Research in the Humanities is meant to introduce students to the study of culture as an opportunity for and an occasion of the renewed struggle for a life worthy of humans. It seeks to give its students stronger and deeper historical understanding of both the creative resistance of cultural forms—literature, visual arts, music—to inhumanity and the critical resources these forms offer for the imagination of a different humanity.
Current Students to Contact
What would I do in the program?
Through the study of selected texts from literary, legal and critical theory, and through practice in the art and craft of research, students in the Research Experience in the Humanities learn to produce new knowledge based upon research and writing skills acquired and enhanced in and out of class; to understand the necessity and value of interdisciplinary study that is at once creative, critical, and historical; to generate a research question from their interests; to answer that question (as the thesis); to develop the implications of that answer in a sustained argument of twenty to twenty-five pages, using good and diverse evidence to support strong claims; to discover a form most appropriate to the argument; and, finally, to craft compelling introductions and conclusions to research arguments.
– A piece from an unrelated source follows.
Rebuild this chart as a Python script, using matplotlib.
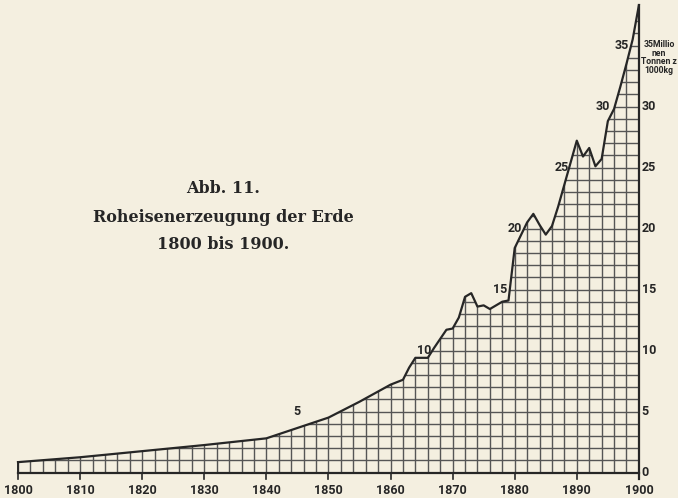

Research in Humanities is organized around theories and practices of research in the humanities and the sciences. The study of theory is necessary because these researches should be critical and historical, interrogating both their subject’s conditions of possibility and the contemporary situation of their study. Why, for instance, is such knowledge necessary, even urgent, and what is its relation to the pressures of one’s own interests and desires? This is not to suggest that research is either motivated or determined by merely subjective concerns; it is, rather, to insist that these concerns are objective, that what one most needs to know is at once intensely personal and profoundly social—that the object of one’s study significantly produces and informs the subjective response, that the world calls to one from within and without. Each week, members of the seminar will consider a particular theoretical approach to reading and writing about diverse texts. These approaches include, but are not limited to, political criticism, cultural and ethnic studies, feminism, gender and sexuality, historicism, and colonial and post-colonial critique. None is required for one’s actual work, but all are useful and good to know—in the struggle for knowledge, which is also to say, for the life that escapes our ways of knowing, one wants to have as many tools (or weapons, if one prefers) as possible. As for the practice, students in the course will gain further experience in the research process, learning how to construct even more artfully an effective thesis statement that will govern an argument developed and sustained throughout a paper of twenty- to twenty-five pages. Attention will be given equally to the form of the research paper and to its content, from the larger questions of the argument’s structure to the more local matters of the sentences and paragraphs in which that argument is specifically conducted. The proper use of evidence, as well as considerations of its evidentiary nature, will also be fundamental to the course’s concerns. Most important, however, is that each member of the seminar learns to cultivate his or her intellectual autonomy with the rigor necessary to real critical and creative achievement. The work of the course culminates in publication in Fifth World, a journal of interdisciplinary research.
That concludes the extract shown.